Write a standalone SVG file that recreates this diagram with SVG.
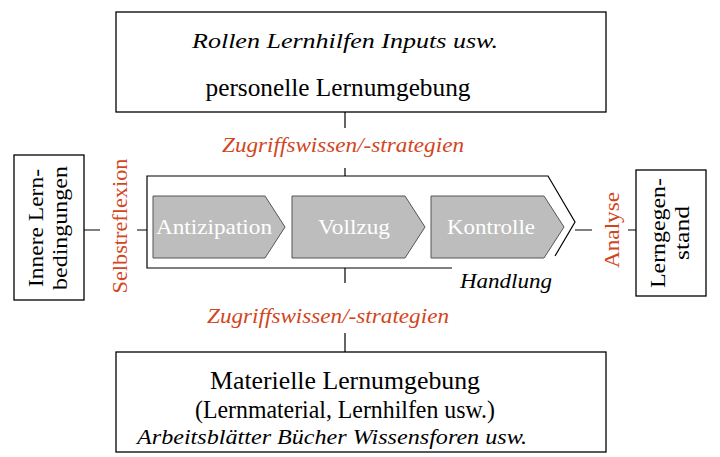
<svg xmlns="http://www.w3.org/2000/svg" width="720" height="457" viewBox="0 0 720 457">
<style>
.box{fill:#fff;stroke:#000;stroke-width:1.3}
.ln{stroke:#000;stroke-width:1.2;fill:none}
.t{font-family:"Liberation Serif","Times New Roman",Tinos,serif;fill:#000}
.i{font-style:italic}
.r{fill:#d2461e}
.chev{fill:#bdbdbd;stroke:#555;stroke-width:1}
.w{fill:#fff;font-family:"Liberation Serif","Times New Roman",serif;font-size:21px;text-anchor:middle}
</style>
<rect width="720" height="457" fill="#fff"/>
<g id="connectors" class="ln">
<path d="M345 112V128M345 168V176M345 268V283M345 333V352M84 230H100M137 230H147M575 230H592M628 230H636"/>
</g>
<g id="top"><rect class="box" x="116" y="12" width="490" height="100"/>
<text class="t i" x="345" y="48" font-size="21" text-anchor="middle" textLength="306" lengthAdjust="spacingAndGlyphs">Rollen  Lernhilfen  Inputs  usw.</text>
<text class="t" x="338" y="96" font-size="25" text-anchor="middle" textLength="265" lengthAdjust="spacingAndGlyphs">personelle Lernumgebung</text></g>
<text class="t i r" x="343" y="152" font-size="20" text-anchor="middle" textLength="242" lengthAdjust="spacingAndGlyphs">Zugriffswissen/-strategien</text>
<text class="t i r" x="328" y="323" font-size="20" text-anchor="middle" textLength="242" lengthAdjust="spacingAndGlyphs">Zugriffswissen/-strategien</text>
<g id="left"><rect class="box" x="14" y="155" width="70" height="145"/>
<text class="t" font-size="22" text-anchor="middle" transform="translate(49 228) rotate(-90)"><tspan x="0" y="-6" textLength="118" lengthAdjust="spacingAndGlyphs">Innere Lern-</tspan><tspan x="0" y="18" textLength="124" lengthAdjust="spacingAndGlyphs">bedingungen</tspan></text></g>
<text class="t r" font-size="22" text-anchor="middle" transform="translate(127 226) rotate(-90)" textLength="135" lengthAdjust="spacingAndGlyphs">Selbstreflexion</text>
<g id="handlung"><path class="ln" d="M452 268H147V176H548L575 222L555 256"/>
<text class="t i" x="506" y="288" font-size="20" text-anchor="middle" textLength="92" lengthAdjust="spacingAndGlyphs">Handlung</text></g>
<g id="antizipation"><path class="chev" d="M153 196H265L285 227L265 258H153Z"/><text class="w" x="214" y="234" textLength="116" lengthAdjust="spacingAndGlyphs">Antizipation</text></g>
<g id="vollzug"><path class="chev" d="M292 196H405L425 227L405 258H292Z"/><text class="w" x="354" y="234" textLength="72" lengthAdjust="spacingAndGlyphs">Vollzug</text></g>
<g id="kontrolle"><path class="chev" d="M431 196H544L564 227L544 258H431Z"/><text class="w" x="491" y="234" textLength="88" lengthAdjust="spacingAndGlyphs">Kontrolle</text></g>
<text class="t r" font-size="22" text-anchor="middle" transform="translate(619 230) rotate(-90)" textLength="76" lengthAdjust="spacingAndGlyphs">Analyse</text>
<g id="right"><rect class="box" x="636" y="170" width="70" height="126"/>
<text class="t" font-size="22" text-anchor="middle" transform="translate(671 233) rotate(-90)"><tspan x="0" y="-6" textLength="110" lengthAdjust="spacingAndGlyphs">Lerngegen-</tspan><tspan x="0" y="18" textLength="54" lengthAdjust="spacingAndGlyphs">stand</tspan></text></g>
<g id="bottom"><rect class="box" x="116" y="352" width="490" height="100"/>
<text class="t" x="345" y="389" font-size="25" text-anchor="middle" textLength="270" lengthAdjust="spacingAndGlyphs">Materielle Lernumgebung</text>
<text class="t" x="345" y="418" font-size="25" text-anchor="middle" textLength="300" lengthAdjust="spacingAndGlyphs">(Lernmaterial, Lernhilfen usw.)</text>
<text class="t i" x="332" y="444" font-size="20" text-anchor="middle" textLength="390" lengthAdjust="spacingAndGlyphs">Arbeitsblätter  Bücher  Wissensforen usw.</text></g>
</svg>
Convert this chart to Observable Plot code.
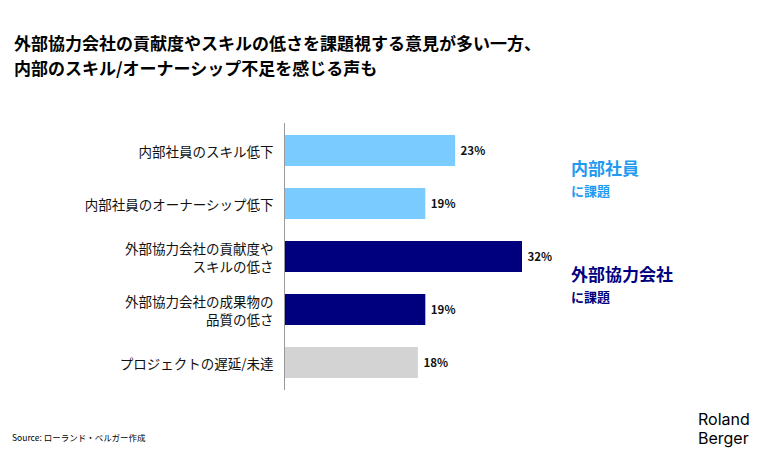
<!DOCTYPE html>
<html><head><meta charset="utf-8">
<script src="https://cdn.jsdelivr.net/npm/d3@7"></script>
<script src="https://cdn.jsdelivr.net/npm/@observablehq/plot@0.6"></script>
<style>
html,body{margin:0;padding:0;background:#fff;}
#wrap{position:relative;width:768px;height:464px;overflow:hidden;font-family:"Noto Sans CJK JP","Noto Sans",sans-serif;}
#title{position:absolute;left:14px;top:30px;font-size:17px;font-weight:700;line-height:25px;color:#000;}
#chart{position:absolute;left:0;top:100px;}
.ann{position:absolute;left:571px;font-weight:700;line-height:1;}
#src{position:absolute;left:12px;top:431px;font-size:8.5px;color:#000;}
#logo{position:absolute;left:698px;top:410px;font-family:"Inter","Roboto",sans-serif;font-size:16px;line-height:19px;color:#000;font-weight:400;}
</style></head>
<body><div id="wrap">
<div id="title">外部協力会社の貢献度やスキルの低さを課題視する意見が多い一方、<br>内部のスキル/オーナーシップ不足を感じる声も</div>
<div id="chart"></div>
<div class="ann" style="top:159px;font-size:17px;color:#1E9BF0">内部社員</div>
<div class="ann" style="top:184px;font-size:13px;color:#1E9BF0">に課題</div>
<div class="ann" style="top:265px;font-size:17px;color:#00007F">外部協力会社</div>
<div class="ann" style="top:290px;font-size:13px;color:#00007F">に課題</div>
<div id="src">Source: ローランド・ベルガー作成</div>
<div id="logo">Roland<br>Berger</div>
</div>
<script>
const categories = ["内部社員のスキル低下","内部社員のオーナーシップ低下","外部協力会社の貢献度や\nスキルの低さ","外部協力会社の成果物の\n品質の低さ","プロジェクトの遅延/未達"];
const values = [23, 19, 32, 19, 18];
const groups = ["内部社員","内部社員","外部協力会社","外部協力会社","その他"];
const groupColors = {"内部社員":"#7ACBFF","外部協力会社":"#00007F","その他":"#D3D3D3"};

const data = categories.map((c,i)=>({cat:c, v:values[i], g:groups[i]}));

const chart = Plot.plot({
  width:768, height:310,
  marginLeft:284, marginRight:246, marginTop:23, marginBottom:20,
  style:{fontFamily:'"Noto Sans CJK JP","Noto Sans",sans-serif', background:"transparent"},
  x:{domain:[0,32], axis:null},
  y:{domain:categories, paddingInner:0.42, paddingOuter:0.2, label:null},
  color:{domain:Object.keys(groupColors), range:Object.values(groupColors)},
  marks:[
    Plot.barX(data,{x:"v", y:"cat", fill:"g"}),
    Plot.ruleX([0],{stroke:"#9a9a9a", strokeWidth:1}),
    Plot.axisY({tickSize:0, tickPadding:11, fontSize:13.5, lineHeight:1.35, fill:"#111", label:null}),
    Plot.text(data,{x:"v", y:"cat", text:d=>d.v+"%", textAnchor:"start", dx:5, fontSize:11.5, fontWeight:"bold", fill:"#111"})
  ]
});
document.getElementById("chart").appendChild(chart);
</script>
</body></html>
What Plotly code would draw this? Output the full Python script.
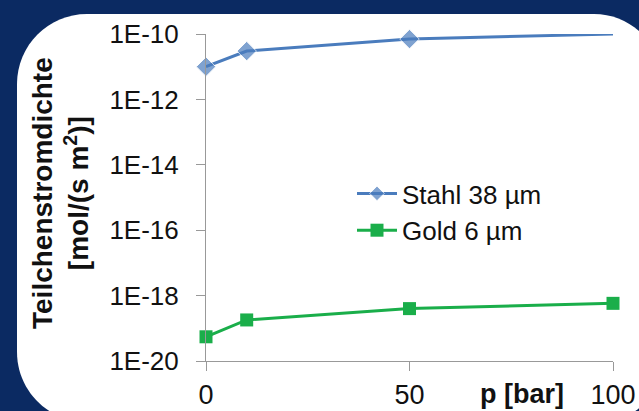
import plotly.graph_objects as go

# ---- data ----
pressure_bar = [0, 10, 50, 100]
stahl_38um = [1.0e-11, 3.0e-11, 7.0e-11, 1.0e-10]
gold_6um = [5.5e-20, 1.8e-19, 4.0e-19, 5.8e-19]
series_names = ["Stahl 38 µm", "Gold 6 µm"]
y_tickvals = [1e-10, 1e-12, 1e-14, 1e-16, 1e-18, 1e-20]
y_ticktext = ["1E-10", "1E-12", "1E-14", "1E-16", "1E-18", "1E-20"]
x_tickvals = [0, 50, 100]

W, H = 639, 411
ML, MR, MT, MB = 206, 26, 34, 50
PW, PH = W - ML - MR, H - MT - MB


def X(px):
    return (px - ML) / PW


def Y(py):
    return (H - MB - py) / PH


def rounded_path(L, T, R, B, rtl, rtr, rbr, rbl):
    k = 0.5523
    pts = []
    pts.append(f"M {X(L + rtl)},{Y(T)}")
    pts.append(f"L {X(R - rtr)},{Y(T)}")
    pts.append(f"C {X(R - rtr + k * rtr)},{Y(T)} {X(R)},{Y(T + rtr - k * rtr)} {X(R)},{Y(T + rtr)}")
    pts.append(f"L {X(R)},{Y(B - rbr)}")
    pts.append(f"C {X(R)},{Y(B - rbr + k * rbr)} {X(R - rbr + k * rbr)},{Y(B)} {X(R - rbr)},{Y(B)}")
    pts.append(f"L {X(L + rbl)},{Y(B)}")
    pts.append(f"C {X(L + rbl - k * rbl)},{Y(B)} {X(L)},{Y(B - rbl + k * rbl)} {X(L)},{Y(B - rbl)}")
    pts.append(f"L {X(L)},{Y(T + rtl)}")
    pts.append(f"C {X(L)},{Y(T + rtl - k * rtl)} {X(L + rtl - k * rtl)},{Y(T)} {X(L + rtl)},{Y(T)}")
    pts.append("Z")
    return " ".join(pts)


FONT = "Liberation Sans, Arial, sans-serif"

fig = go.Figure()
fig.add_trace(go.Scatter(
    x=pressure_bar, y=stahl_38um, name=series_names[0], mode="lines+markers",
    line=dict(color="#4a7cbd", width=3),
    marker=dict(symbol="diamond", size=[15, 15, 15, 0], color="#4a7cbd"),
    cliponaxis=False,
))
fig.add_trace(go.Scatter(
    x=pressure_bar, y=gold_6um, name=series_names[1], mode="lines+markers",
    line=dict(color="#1aae4a", width=3),
    marker=dict(symbol="square", size=13, color="#1aae4a"),
    cliponaxis=False,
))

fig.update_layout(
    width=W, height=H,
    margin=dict(l=ML, r=MR, t=MT, b=MB, autoexpand=False),
    paper_bgcolor="#0b2a62",
    plot_bgcolor="rgba(0,0,0,0)",
    font=dict(family=FONT, color="#111111", size=24),
    showlegend=True,
    legend=dict(x=X(352), y=Y(170), xanchor="left", yanchor="top",
                bgcolor="rgba(0,0,0,0)", font=dict(size=26, color="#111111"),
                itemwidth=40, tracegroupgap=0),
    shapes=[dict(type="path", xref="paper", yref="paper",
                 path=rounded_path(17, 14, 662, 422, 70, 68, 62, 70),
                 fillcolor="white", line=dict(width=0), layer="below")],
    annotations=[
        dict(text="<b>Teilchenstromdichte</b><br><b>[mol/(s m<sup>2</sup>)]</b>",
             x=X(60), y=Y(193), xref="paper", yref="paper", textangle=-90,
             showarrow=False, xanchor="center", yanchor="middle",
             font=dict(size=28, color="#111111", family=FONT)),
        dict(text="<b>p [bar]</b>", x=X(522), y=Y(394), xref="paper", yref="paper",
             showarrow=False, xanchor="center", yanchor="middle",
             font=dict(size=27, color="#111111", family=FONT)),
    ],
)

fig.update_xaxes(
    range=[0, 100], tickvals=x_tickvals, ticks="outside", ticklen=9,
    tickcolor="#999999", showline=True, linecolor="#999999", linewidth=1,
    showgrid=False, zeroline=False, tickfont=dict(size=27, color="#111111"),
    ticklabelstandoff=1,
)
fig.update_yaxes(
    type="log", range=[-20, -10], tickvals=y_tickvals, ticktext=y_ticktext,
    ticks="outside", ticklen=9, tickcolor="#999999", showline=True,
    linecolor="#999999", linewidth=1, showgrid=False, zeroline=False,
    tickfont=dict(size=26, color="#111111"), ticklabelstandoff=12,
)

fig.write_html(
    "out.html",
    config={"displayModeBar": False},
    post_script="document.body.style.margin='0px';document.body.style.overflow='hidden';document.body.style.background='#0b2a62';",
)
--*--
▶ **What this task involves**:
Pull out each line of the listing that holds the string "chart".

▶ **Response to the task**:
Convert this chart to Observable Plot code.
#chart{position:absolute;left:0;top:100px;}
<div id="chart"></div>
const chart = Plot.plot({
document.getElementById("chart").appendChild(chart);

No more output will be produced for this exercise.